Ensuite, Ignazio Cassis évoque le vote du 6 décembre 1992 sur l’Espace économique européen et la défaite de Marignan pour expliquer pourquoi la Suisse ne veut pas s’intégrer politiquement dans l’UE. «Adhérer à l’UE aurait interrompu notre indépendance et notre neutralité»), dit-il.
Le journaliste lui fait observer que l’UE a garanti 70 ans de paix à la Suisse aussi. Ignazio Cassis remercie, mais note que «la construction européenne est faite de matériaux politiques qui ne sont pas les nôtres. La France, l’Italie et l’Allemagne s’affranchissent d’une monarchie dont elles ont gardé le caractère centralisateur. Aujourd’hui encore en considérant quelque président français, on observe ce vieil esprit impérial.»
«Parfois nous sommes doués pour baisser la tête quand c’est nécessaire. Comme dans tous les rapports bilatéraux, on perd un peu et on gagne un peu.»
Le problème, c’est donc le moloch de Bruxelles? s’enquiert le rédacteur. Réponse du chef du DFAE: «L’UE est née récemment, et plus une démocratie est jeune, pus forte est le pouvoir central. La Commission européenne est un organisme très fort. Pour nous ce serait un choc. Compte tenu du climat continental ces dernières années, je crois que si l’UE ne saura pas se décentraliser, l’Europe risque d’imploser.» La fin de l’article nous réserve encore une surprise de taille. Le journaliste note que la Suisse n’a réussi à se défendre contre les Etats-Unis qui lui ont imposé la transparence bancaire. Réponse de notre ministre: «C’est vrai, parfois nous sommes doués pour baisser la tête quand c’est nécessaire. Comme dans tous les rapports bilatéraux, on perd un peu et on gagne un peu. Pour nous, il valait mieux abolir le secret bancaire et continuer à offrir nos services financiers, plutôt que périr.»
Nous nous sommes félicités il y a quelques semaines qu’Ignazio Cassis parle plus cash que son prédécesseur et soit prêt à faire bouger les lignes du mandat de négociations. On peut tout de même se demander si la franchise dont il fait preuve dans cette interview au Corriere della sera est bien opportune. Un pays souverainiste et populiste, est-ce bien cette image-là que la Suisse veut donner à son principal partenaire économique, avec lequel elle conduit actuellement des négociations complexes?
N’est-il pas un peu grotesque d’évoquer la bataille de Marignan, qui a eu lieu il y a plus de 500 ans pour expliquer le rapport de la Suisse avec ses voisins?
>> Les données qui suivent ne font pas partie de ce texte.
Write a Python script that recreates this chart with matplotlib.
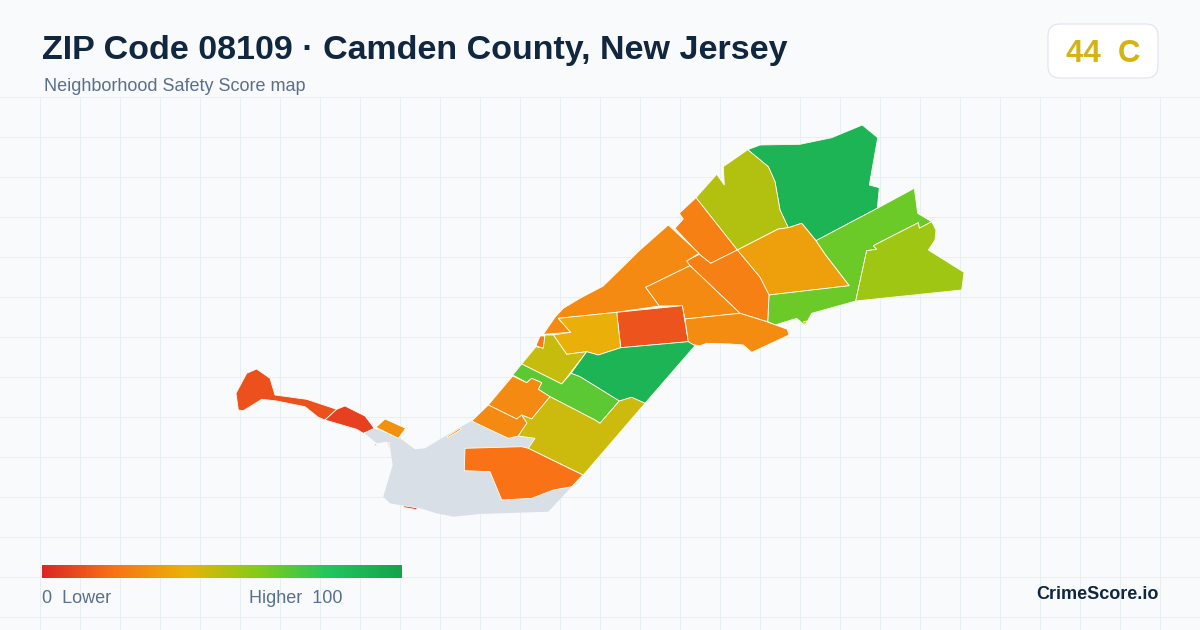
import matplotlib
matplotlib.use("Agg")
import matplotlib.pyplot as plt
import numpy as np
from matplotlib.colors import LinearSegmentedColormap, Normalize
from matplotlib.patches import FancyBboxPatch, Polygon

# neighborhood outlines (map units = image pixels)
gray_area = [(471.7, 421), (508.3, 438.3), (518.3, 436), (535, 438.3), (528.3, 448.3), (582.7, 475), (571.7, 486.7),
             (548.3, 511.7), (480, 514), (453.3, 516.7), (436.7, 513.3), (420, 508.3), (403.3, 505.7), (390, 503.3),
             (383.3, 496.7), (392.7, 465), (390, 446.7), (386.7, 441.7), (376.7, 443.3), (366.7, 435), (363.3, 431.7),
             (374, 428.3), (400, 438.3), (415, 449.3), (425, 448.3), (460, 427.3)]

north_green = [(747.7, 149.7), (760, 145), (800, 144.3), (831.7, 137.7), (862.3, 125), (877.7, 137.7), (869.3, 185),
               (879.3, 187.7), (877.3, 208.3), (816, 240.7), (801.7, 223.3), (788.3, 227.7), (780, 210), (775, 181.7),
               (768.3, 166.7)]
north_olive = [(747.7, 149.7), (768.3, 166.7), (775, 181.7), (780, 210), (788.3, 227.7), (778.3, 229), (737.3, 250),
               (696, 197.7), (716.7, 174.3), (724.3, 185), (723.3, 166.7)]
amber = [(737.3, 250), (778.3, 229), (788.3, 227.7), (801.7, 223.3), (816, 240.7), (825.7, 255), (849.3, 285.7),
         (769, 295), (760, 277.3)]
east_green = [(816, 240.7), (877.3, 208.3), (914.3, 188.3), (917.7, 213.3), (931.7, 221.7), (919.3, 228.3),
              (918.3, 222.7), (873.3, 245.7), (876.7, 249.3), (866.7, 250.7), (855.7, 301), (811.7, 313.3),
              (805, 325.7), (796.7, 318.3), (775, 325), (767.7, 321.7), (769, 295), (849.3, 285.7), (825.7, 255)]
east_lime = [(919.3, 228.3), (931.7, 221.7), (936, 230), (935, 240), (928.3, 250), (964, 272.3), (961.7, 290),
             (855.7, 301), (866.7, 250.7), (876.7, 249.3), (873.3, 245.7), (918.3, 222.7)]
north_orange = [(696, 197.7), (679.3, 213.3), (683.3, 219), (675, 228.3), (699.3, 254.3), (710.7, 263.3), (737.3, 250)]
mid_orange = [(737.3, 250), (760, 277.3), (769, 295), (767.7, 321.7), (740, 313.3), (689.3, 265), (686, 261),
              (699.3, 254.3), (710.7, 263.3)]
shore_orange = [(668.3, 225), (699, 253.3), (686.7, 261), (690, 265.7), (645.7, 287.3), (659.3, 306), (616.7, 312.3),
                (558.3, 318.3), (570.7, 332.3), (543.3, 334.3), (555, 317.3), (563.3, 308.3), (580, 298.3),
                (603.3, 286), (640, 250)]
center_orange = [(645.7, 287.3), (690, 265.7), (740, 313.3), (685, 319), (682.3, 305.7), (659.3, 306)]
center_red = [(616.7, 312.3), (682.3, 305.7), (688.3, 341.7), (620.7, 347.7)]
east_orange = [(685, 319), (740, 313.3), (766.7, 321.7), (787.3, 329.3), (789, 335), (751.7, 352.3), (743.3, 345),
               (730, 344), (706.7, 343.3), (700, 345.7), (690, 344.3), (688.3, 341.7)]
gold = [(558.3, 318.3), (616.7, 312.3), (620.7, 347.7), (598.3, 355), (586.7, 351.7), (566.7, 354.3), (553.3, 335),
        (570.7, 332.3)]
tiny_orange = [(540, 336), (545, 336), (543.3, 348.3), (536, 345.7)]
west_olive = [(545, 335), (553.3, 335), (566.7, 354.3), (586.7, 351.7), (561.7, 384), (521.7, 364), (536, 346.7),
              (543.3, 348.3)]
center_green = [(586.7, 351.7), (598.3, 355), (620.7, 347.7), (688.3, 341.7), (695, 345.7), (645, 403.3),
                (631.7, 397.3), (619.3, 401), (580, 376.7), (571, 373.3)]
strip_green = [(521.7, 364), (561.7, 384), (571, 373.3), (580, 376.7), (619.3, 401), (600, 423.3), (595, 420),
               (550, 396.7), (538.3, 389.3), (541.7, 382.7), (531.7, 378.3), (526.7, 382.7), (512.7, 375)]
block_orange = [(512.7, 376), (526.7, 382.7), (531.7, 378.3), (541.7, 382.7), (538.3, 389.3), (550, 396.7),
                (531.7, 419), (521.7, 415), (516.7, 419), (488.3, 405)]
south_orange = [(488.3, 405), (516.7, 419), (521.7, 415), (527, 423), (518.3, 436), (508.3, 438.3), (471.7, 421)]
south_olive = [(550, 396.7), (595, 420), (600, 423.3), (619.3, 401), (631.7, 397.3), (645, 403.3), (583.3, 475),
               (528.3, 448.3), (535, 438.3), (518.3, 436), (527, 423), (521.7, 415), (531.7, 419)]
low_orange = [(465, 448.3), (521.7, 446.7), (528.3, 448.3), (582.7, 475), (571.7, 486.7), (553.3, 490),
              (531.7, 498.3), (501.7, 500), (490, 471.7), (464.3, 470.7)]
island_red = [(236, 393.3), (246.7, 373.3), (256.7, 369), (270, 378.3), (275, 395), (306.7, 399.3), (336.7, 409.3),
              (325, 420), (318.3, 417.3), (305, 406.7), (276.7, 401), (261.7, 399.3), (243.3, 410.7), (238.3, 410)]
point_red = [(345, 406), (365, 416), (374.3, 428.3), (363.3, 433.3), (356.7, 429.3), (325, 420), (336.7, 409.3)]
small_orange = [(385, 419), (405.7, 428.3), (398.3, 438.3), (376, 427.3)]
sliver_red = [(403.3, 505.7), (418, 508), (416, 509.5), (404, 507.5)]
sliver_red_2 = [(387.5, 442), (389, 442), (389, 447), (388, 447)]
sliver_red_3 = [(374, 444.5), (376.5, 444), (376.5, 445.5), (374, 445.5)]
sliver_orange = [(447, 436.5), (460, 428), (461, 429.5), (448, 437.5)]
sliver_yellow = [(803.5, 321.7), (806.7, 321), (805, 325.7)]

neighborhoods = [north_green, north_olive, amber, east_green, east_lime, north_orange, mid_orange, shore_orange,
                 center_orange, center_red, east_orange, gold, tiny_orange, west_olive, center_green, strip_green,
                 block_orange, south_orange, south_olive, low_orange, island_red, point_red, small_orange,
                 sliver_red, sliver_red_2, sliver_red_3, sliver_orange, sliver_yellow]
scores = [90, 51, 34, 65, 55, 24, 24, 27, 27, 12, 28, 39, 22, 47, 90, 68, 27, 27, 46, 20, 11, 7, 29, 3, 3, 3, 28, 42]

stop_positions = [0, 0.2, 0.4, 0.6, 0.8, 1]
stop_colors = ["#dc2626", "#f97316", "#eab308", "#84cc16", "#22c55e", "#16a34a"]

title = "ZIP Code 08109 · Camden County, New Jersey"
subtitle = "Neighborhood Safety Score map"
overall_score = "44  C"

plt.rcParams["font.family"] = ["Liberation Sans", "DejaVu Sans"]

cmap = LinearSegmentedColormap.from_list("safety", list(zip(stop_positions, stop_colors)))
norm = Normalize(0, 100)

fig = plt.figure(figsize=(12, 6.3), dpi=100, facecolor="#f8fafc")
ax = fig.add_axes([0, 0, 1, 1])
ax.set_xlim(0, 1200)
ax.set_ylim(630, 0)
ax.axis("off")

# background grid, only below the header
for x in np.arange(40.2, 1200, 40):
    ax.plot([x, x], [97, 630], color="#e8eff3", lw=0.72, zorder=1)
for y in np.arange(96.8, 630, 40):
    ax.plot([0, 1200], [y, y], color="#e8eff3", lw=0.72, zorder=1)

# map
ax.add_patch(Polygon(gray_area, closed=True, fc="#d8dfe7", ec="none", zorder=2))
for outline, score in zip(neighborhoods, scores):
    ax.add_patch(Polygon(outline, closed=True, fc=cmap(norm(score)), ec="#fffdf0", lw=0.6, joinstyle="round", zorder=3))

# header
ax.text(42, 59, title, fontsize=24.5, fontweight="bold", color="#11263f", va="baseline", zorder=5)
ax.text(44, 91, subtitle, fontsize=12.95, color="#5a6f8d", va="baseline", zorder=5)

badge = FancyBboxPatch((1060, 36), 86, 30, boxstyle="round,pad=12,rounding_size=12", fc="white", ec="#dfe5ec",
                       lw=0.8, zorder=4)
ax.add_patch(badge)
ax.text(1103, 62, overall_score, fontsize=22.5, fontweight="bold", color="#d4b312", ha="center", va="baseline", zorder=5)

# legend bar
gradient = np.linspace(0, 1, 360).reshape(1, -1)
ax.imshow(gradient, cmap=cmap, extent=(42, 402, 578, 565), aspect="auto", zorder=4)
ax.set_xlim(0, 1200)
ax.set_ylim(630, 0)
ax.text(42, 603, "0  Lower", fontsize=12.95, color="#5a6f8d", va="baseline", zorder=5)
ax.text(249, 603, "Higher  100", fontsize=12.95, color="#5a6f8d", va="baseline", zorder=5)
ax.text(1158.5, 599, "CrimeScore.io", fontsize=13, fontweight="bold", color="#11263f", ha="right", va="baseline", zorder=5)

fig.savefig("out.png", dpi=100, facecolor=fig.get_facecolor())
Les commémorations d’il y a trois ans ont permis aux historiens de montrer que le mythe de la neutralité remontant à Marignan est une construction qui remonte au XXe siècle? Peut-on vraiment conduire une bonne politique étrangère au XXIe siècle sur des bases aussi fumeuses?
Enfin, l’incompatibilité supposée entre la Suisse et la construction européenne est traitée à la légère. Les deux architectures institutionnels s’appuient sur le principe de subsidiarité, ce n’est pas un mince trait commun. Le Tessinois devrait aussi savoir que si l’UE n’est pas très efficace dans la crise des migrants, par exemple, c’est parce que ce sont les chefs de gouvernements qui décident – de ne rien faire ou de ne pas tenir leurs engagements; la Commission n’est pas en mesure d’imposer quoi que ce soit à des Etats récalcitrants. Ignazio Cassis devrait donc éviter ce jugement à l’emporte-pièce.
Quand au risque d’implosion de l’UE, il est très irrespectueux dans la bouche d’un ministre des affaires étrangères. Imaginez l’indignation en Suisse si un ministre des affaires étrangères d’un pays européen se permettait de dire que la Confédération va imploser si elle ne fait pas ceci ou cela?